Le pénal punit, le civil répare.

L’aléa, en bref, c’est quand on connaît un risque, mais qu’il était impossible de l’éviter. C’est aussi un incident qui résulte de l’état du patient lui-même (et non de l’acte médical), de sa pathologie ou d’une réaction imprévisible de son organisme.

Si on sectionne quelque chose, c’est une maladresse fautive, mais si on peut démontrer que l’anatomie est inhabituelle, ce n’est pas fautif.

S’agissant du devoir d’information, le praticien doit apporter toutes les preuves possibles (y compris des comptes rendus et des rédactions que l’on a faits soi-même). Le magistrat cherche à savoir s’il y a bien eu un échange avec le patient et que, selon toute vraisemblance, il y a eu information.

Deux idées sont contenues dans le seul article L. 1110 du Code de la santé publique : « L e patient a le droit de recevoir les soins les plus appropriés et de bénéficier des thérapeutiques dont l’efficacité est reconnue et qui garantissent la meilleure sécurité sanitaire au regard des connaissances médicales avérées. » Il ne faut donc proposer l’implantologie que si c’est la solution la plus appropriée et non pour faire plaisir. Les actes ne doivent pas, en l’état des connaissances médicales, faire courir de risques disproportionnés par rapport au bénéfice escompté.

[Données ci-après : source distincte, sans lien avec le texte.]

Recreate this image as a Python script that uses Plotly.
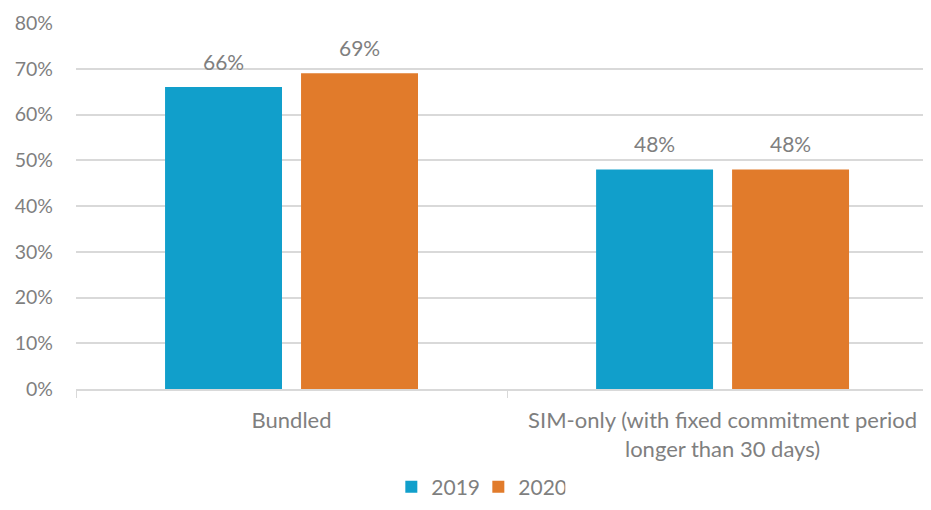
import plotly.graph_objects as go

categories = ["Bundled", "SIM-only (with fixed commitment period<br>longer than 30 days)"]
series_names = ["2019", "2020"]
values_2019 = [0.66, 0.48]
values_2020 = [0.69, 0.48]
labels_2019 = ["66%", "48%"]
labels_2020 = ["69%", "48%"]
y_ticks = [0, 0.1, 0.2, 0.3, 0.4, 0.5, 0.6, 0.7, 0.8]
y_tick_text = ["0%", "10%", "20%", "30%", "40%", "50%", "60%", "70%", "80%"]

FONT = "Lato, 'Open Sans', sans-serif"
GREY = "#7f7f7f"
COLORS = ["#119FCB", "#E17B2B"]

fig = go.Figure()
for name, vals, col in [
    (series_names[0], values_2019, COLORS[0]),
    (series_names[1], values_2020, COLORS[1]),
]:
    fig.add_trace(go.Bar(
        x=categories, y=vals, name=name, marker=dict(color=col, line=dict(width=0)),
    ))

# data labels, placed above each bar
for labs, vals, shift in [(labels_2019, values_2019, -68), (labels_2020, values_2020, 68)]:
    for cat, v, lab in zip(categories, vals, labs):
        fig.add_annotation(x=cat, y=v, text=lab, showarrow=False, xshift=shift,
                           yanchor="bottom", yshift=11,
                           font=dict(family=FONT, size=21, color=GREY))

fig.update_layout(
    width=915, height=494,
    margin=dict(l=68, r=0, t=15, b=113),
    paper_bgcolor="white", plot_bgcolor="white",
    barmode="group", bargap=0.369, bargroupgap=0.14,
    font=dict(family=FONT, size=19, color=GREY),
    showlegend=True,
    legend=dict(orientation="h", x=0.475, xanchor="center",
                yref="container", y=0.03, yanchor="middle",
                font=dict(family=FONT, size=21, color=GREY), itemwidth=30,
                entrywidth=42, entrywidthmode="pixels",
                traceorder="normal"),
)
fig.update_xaxes(
    type="category", range=[-0.5, 1.465], showgrid=False, automargin=False,
    showline=True, linecolor="#d9d9d9", linewidth=1.5,
    ticks="outside", tickson="boundaries", ticklen=7, tickcolor="#d9d9d9",
    ticklabelstandoff=11,
    tickfont=dict(family=FONT, size=22, color=GREY),
)
fig.update_yaxes(
    range=[0, 0.8], tickvals=y_ticks, ticktext=y_tick_text, automargin=False,
    showgrid=True, gridcolor="#d9d9d9", gridwidth=1.5,
    zeroline=False, showline=False, ticks="", ticklabelstandoff=22,
    tickfont=dict(family=FONT, size=19.5, color=GREY),
)
fig.write_html("out.html")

Implantologie oui, mais quand ?

La technique de mise en charge immédiate est-elle la moins risquée tout en étant efficace ? C’est ce qu’il convient d’évaluer. Lorsque deux praticiens interviennent (exemple d’un second praticien qui doit récupérer l’implant perdu au-delà de la corticale), c’est le praticien auteur du dommage qui est responsable. Si les deux praticiens ont chacun commis une faute, alors ils peuvent être déclarés tous deux responsables. L’acte médical n’est pas, en réalité, un contrat. Mais si le patient qui doit revenir ne revient pas, il faut le rappeler afin de réaliser le suivi thérapeutique. On peut porter ce courrier au dossier afin de prouver que l’on a bien été soucieux de ce suivi.

 

 


Légende des illustrations : 

illust.1 - Schéma de l’évaluation du risque destiné à permettre au pilote de choisir entre ses intentions et ses capacités.

illust.2 - Schéma de Reason montrant les différents niveaux de contrôle permettant de bloquer les erreurs en cours d’intervention.